During the licensing era, companies charged several million dollars for multi-year software application licenses. I recently saw an article from the early 2000s that talked about Siebel systems, the fastest growing company in 2000 that then sold software through traditional licensing models. The article mentioned that the average cost of a three-year deployment for Siebel was $6.59 million, including software, consulting services and support personnel. That cost worked out to about $18,000 per user. This got me thinking!

In addition to offering all the flexibility that comes with SaaS, cloud software companies also had to be more cost effective. How cost effective were they? Here is some back of the envelop math for consideration:

A deal size of $6.59M and $18,000 per user, implies $6,000 per year per user or $500 per user per month. When an enterprise today spends $50 - $100 per user per month for a similar SaaS application, they are in effect 5-10X more cost effective than traditional licensing models. 

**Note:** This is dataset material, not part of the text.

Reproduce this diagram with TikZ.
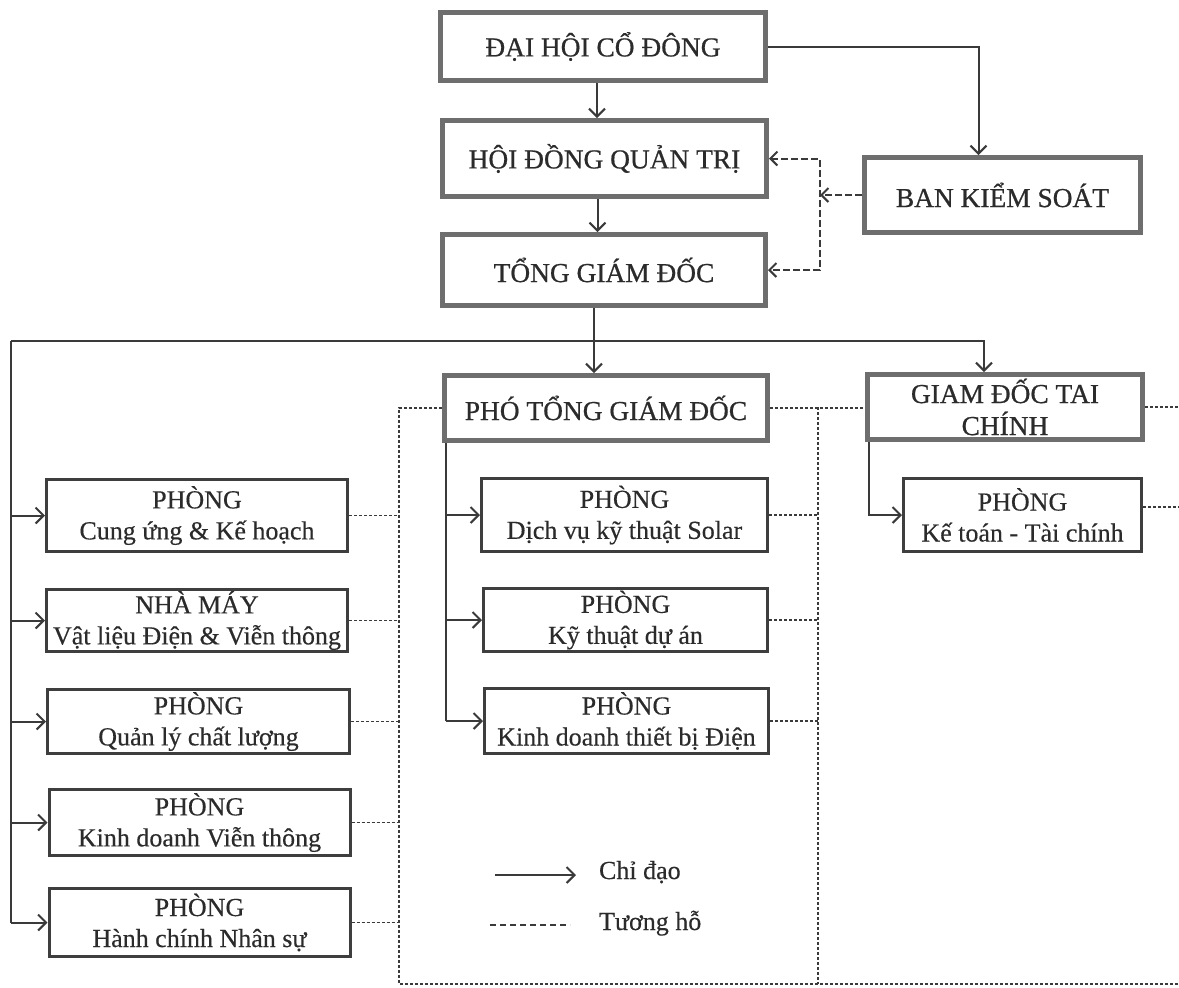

Going by conventional wisdom, 10X is what is needed to make a market shift towards a technology. SaaS companies were able to effectively deliver this to customers and achieve massive success over the past two decades. This is on paper though as half the users do not use the solution in a given month.

If we need to move the market away from existing players, we need to deliver the promised hyper customization at 5-10X more cost effectively or provide software that eventually boils down to $5 - $10 per user per month from a customer perspective.

Is it possible to do all this – hyper customization, lower risk and lower TCO in a Gen AI world?  

This is the question we started with when founding myl AI and we are well on our way to answering this!